Scheduled Link Audits
Periodically review all active shortened links. This audit should check:
Destination URL validity: Ensure the original long URL is still active and points to the intended content.
Content integrity: Verify that the content at the destination URL has not been altered or compromised.
Compliance: Check if the links still comply with your organisation's policies and any relevant regulations.
Common Mistakes to Avoid:
Set-and-forget mentality: Assuming links will remain secure and valid indefinitely without monitoring.
Manual, infrequent checks: Relying solely on manual checks for a large volume of links is inefficient and prone to error.
Continuous Monitoring for Suspicious Activity
Implement monitoring systems that can detect unusual patterns of link clicks or modifications. This might include:
Spikes in clicks from unusual locations: Could indicate a botnet or a targeted attack.
Unexpected changes to destination URLs: A strong indicator of a compromise.
High bounce rates on specific links: Might suggest the destination content is no longer available or has been replaced with something irrelevant.

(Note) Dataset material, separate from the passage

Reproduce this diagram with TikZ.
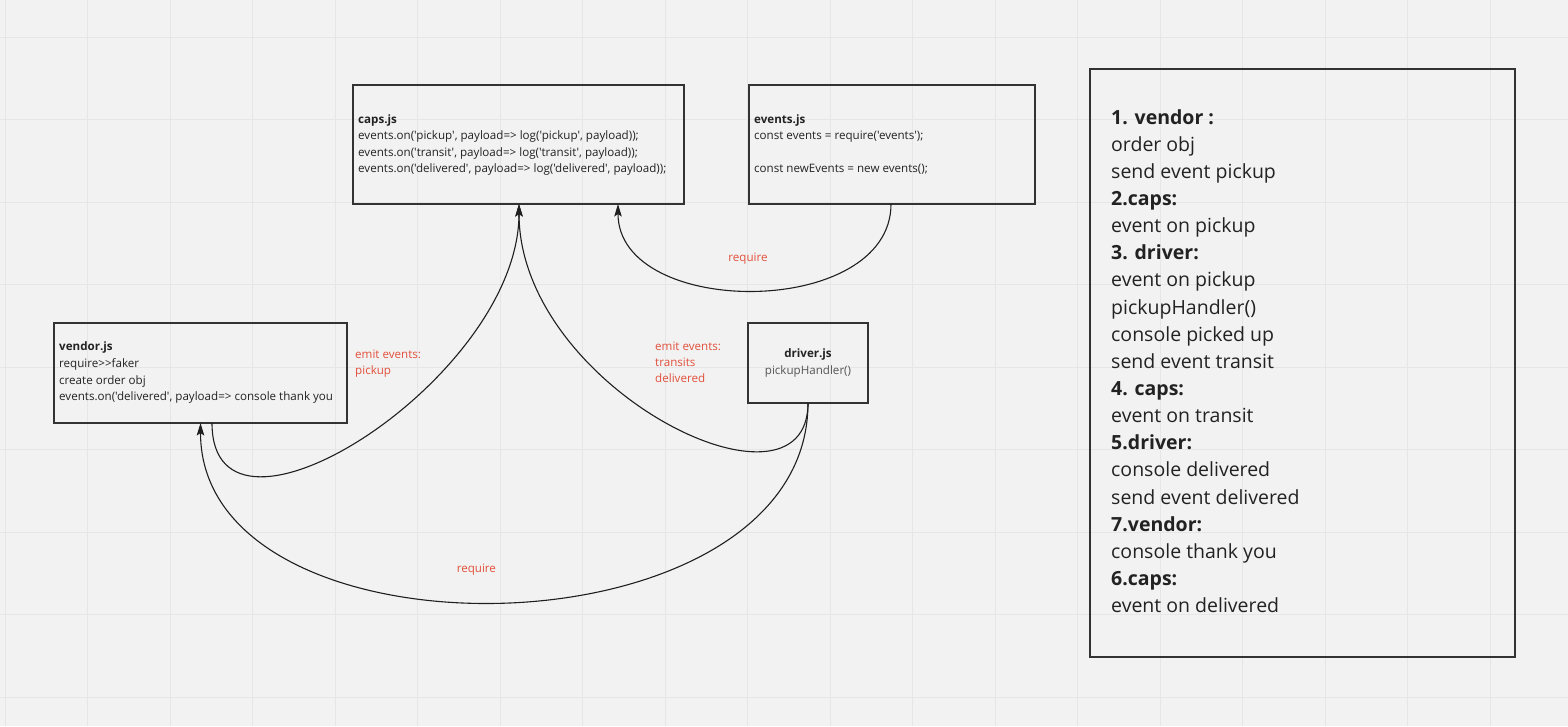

Many link management platforms, including what Rer offers, provide analytics and reporting features that can be leveraged for this purpose. These insights are vital for proactive threat detection.
Vulnerability Assessments
Regularly conduct vulnerability assessments and penetration testing on your link management infrastructure. This helps identify weaknesses before attackers can exploit them. Consider engaging third-party security experts for an objective assessment.
5. Strategies for Handling Expired or Broken Links
Expired or broken links (often called 'link rot') can be more than just an inconvenience; they can pose security risks and damage user experience. Attackers can sometimes register expired domains that were previously linked, then use them for malicious purposes.
Implement Link Expiration Policies
For time-sensitive campaigns or temporary content, set an expiration date for your shortened links. Once expired, the link should no longer redirect, or it should redirect to a designated 'page not found' or archival page.
Actionable Advice:
Automate expiration: Use a link management system that allows you to set expiration dates during link creation.
Clear messaging: When a link expires, provide a clear message to the user explaining why the content is unavailable.
Proactive Broken Link Detection
Regularly scan your website and link database for broken links. Tools exist that can automate this process, identifying 404 errors or other redirection issues. Addressing these promptly prevents user frustration and potential security gaps.
Benefits:
Improved user experience: Users are not led to dead ends.
SEO benefits: Search engines penalise websites with a high number of broken links.
- Security: Prevents domain squatting on previously linked domains.
Archiving and Redirection Strategies
When content is removed or moved, implement 301 redirects to guide users to the new location or to relevant archival content. This maintains link integrity and preserves any SEO value. For content that is permanently removed, consider redirecting the shortened link to a general FAQ page or a page explaining content removal policies. For more information on common issues, check our frequently asked questions.
Decommissioning Links Securely
When a shortened link is no longer needed, ensure it is properly decommissioned. This might involve removing it from your active database and ensuring it no longer resolves to any URL. Simply deleting the original long URL without managing the shortened link can leave a dangling reference that could be exploited.
By diligently applying these security best practices, you can transform your link management from a potential vulnerability into a robust and reliable component of your digital strategy. Protecting your links means protecting your users, your data, and your brand.